## DATA EXCERPT
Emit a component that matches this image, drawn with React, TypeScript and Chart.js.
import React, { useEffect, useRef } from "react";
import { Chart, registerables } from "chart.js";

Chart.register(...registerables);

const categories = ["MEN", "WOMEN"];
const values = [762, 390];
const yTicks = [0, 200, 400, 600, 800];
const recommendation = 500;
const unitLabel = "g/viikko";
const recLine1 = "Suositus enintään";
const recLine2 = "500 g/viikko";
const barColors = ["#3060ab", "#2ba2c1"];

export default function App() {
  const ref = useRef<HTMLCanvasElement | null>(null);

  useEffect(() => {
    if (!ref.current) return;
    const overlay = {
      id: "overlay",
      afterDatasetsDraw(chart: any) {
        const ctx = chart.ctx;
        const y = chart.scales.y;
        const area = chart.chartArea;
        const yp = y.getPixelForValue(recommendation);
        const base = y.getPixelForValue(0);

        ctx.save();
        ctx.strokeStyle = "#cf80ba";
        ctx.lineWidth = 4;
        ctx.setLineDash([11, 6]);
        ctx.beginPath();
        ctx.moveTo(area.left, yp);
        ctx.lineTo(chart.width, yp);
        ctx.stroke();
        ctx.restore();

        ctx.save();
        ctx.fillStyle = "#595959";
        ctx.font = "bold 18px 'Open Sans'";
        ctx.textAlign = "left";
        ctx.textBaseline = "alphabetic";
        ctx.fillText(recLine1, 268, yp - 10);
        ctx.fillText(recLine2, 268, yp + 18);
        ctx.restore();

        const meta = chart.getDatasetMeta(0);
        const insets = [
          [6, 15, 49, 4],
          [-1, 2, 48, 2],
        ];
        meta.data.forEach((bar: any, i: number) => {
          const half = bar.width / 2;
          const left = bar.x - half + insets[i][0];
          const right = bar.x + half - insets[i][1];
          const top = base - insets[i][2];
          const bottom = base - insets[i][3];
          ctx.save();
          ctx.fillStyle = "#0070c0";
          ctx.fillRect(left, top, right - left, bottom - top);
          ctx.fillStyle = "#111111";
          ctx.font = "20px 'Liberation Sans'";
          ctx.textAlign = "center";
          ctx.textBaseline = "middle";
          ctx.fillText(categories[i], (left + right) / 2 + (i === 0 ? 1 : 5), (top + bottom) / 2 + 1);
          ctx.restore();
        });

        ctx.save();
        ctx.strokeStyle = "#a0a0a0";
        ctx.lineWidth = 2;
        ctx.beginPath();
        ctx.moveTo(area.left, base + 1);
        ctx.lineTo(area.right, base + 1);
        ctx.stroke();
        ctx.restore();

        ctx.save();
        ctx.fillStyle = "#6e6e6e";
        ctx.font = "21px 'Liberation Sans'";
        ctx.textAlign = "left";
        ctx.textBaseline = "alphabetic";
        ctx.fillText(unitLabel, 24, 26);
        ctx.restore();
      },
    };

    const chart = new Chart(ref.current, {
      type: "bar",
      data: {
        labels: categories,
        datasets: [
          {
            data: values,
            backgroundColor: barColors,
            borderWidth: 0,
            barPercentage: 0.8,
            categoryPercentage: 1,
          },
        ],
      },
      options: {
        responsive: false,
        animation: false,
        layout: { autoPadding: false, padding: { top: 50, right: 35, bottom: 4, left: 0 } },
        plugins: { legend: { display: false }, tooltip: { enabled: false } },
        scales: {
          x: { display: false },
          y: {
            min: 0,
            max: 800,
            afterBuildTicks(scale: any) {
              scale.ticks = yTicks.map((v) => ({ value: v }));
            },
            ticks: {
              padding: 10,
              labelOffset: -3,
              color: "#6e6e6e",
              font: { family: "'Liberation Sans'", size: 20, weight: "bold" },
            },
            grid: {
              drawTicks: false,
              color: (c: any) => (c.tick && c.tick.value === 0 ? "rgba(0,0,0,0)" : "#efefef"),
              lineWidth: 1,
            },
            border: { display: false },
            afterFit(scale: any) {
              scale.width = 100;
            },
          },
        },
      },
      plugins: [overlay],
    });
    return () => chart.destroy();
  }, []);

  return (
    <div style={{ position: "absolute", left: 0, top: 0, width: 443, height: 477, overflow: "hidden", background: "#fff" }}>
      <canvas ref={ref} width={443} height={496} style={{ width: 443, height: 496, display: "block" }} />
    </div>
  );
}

## TASK
Copy, please, exactly the lines that start at the first line of the data and end at the line containing "const ref = useRef<HTMLCanvasElement", both kept and no others.

## EXERCISE RESPONSE
Emit a component that matches this image, drawn with React, TypeScript and Chart.js.
import React, { useEffect, useRef } from "react";
import { Chart, registerables } from "chart.js";

Chart.register(...registerables);

const categories = ["MEN", "WOMEN"];
const values = [762, 390];
const yTicks = [0, 200, 400, 600, 800];
const recommendation = 500;
const unitLabel = "g/viikko";
const recLine1 = "Suositus enintään";
const recLine2 = "500 g/viikko";
const barColors = ["#3060ab", "#2ba2c1"];

export default function App() {
  const ref = useRef<HTMLCanvasElement | null>(null);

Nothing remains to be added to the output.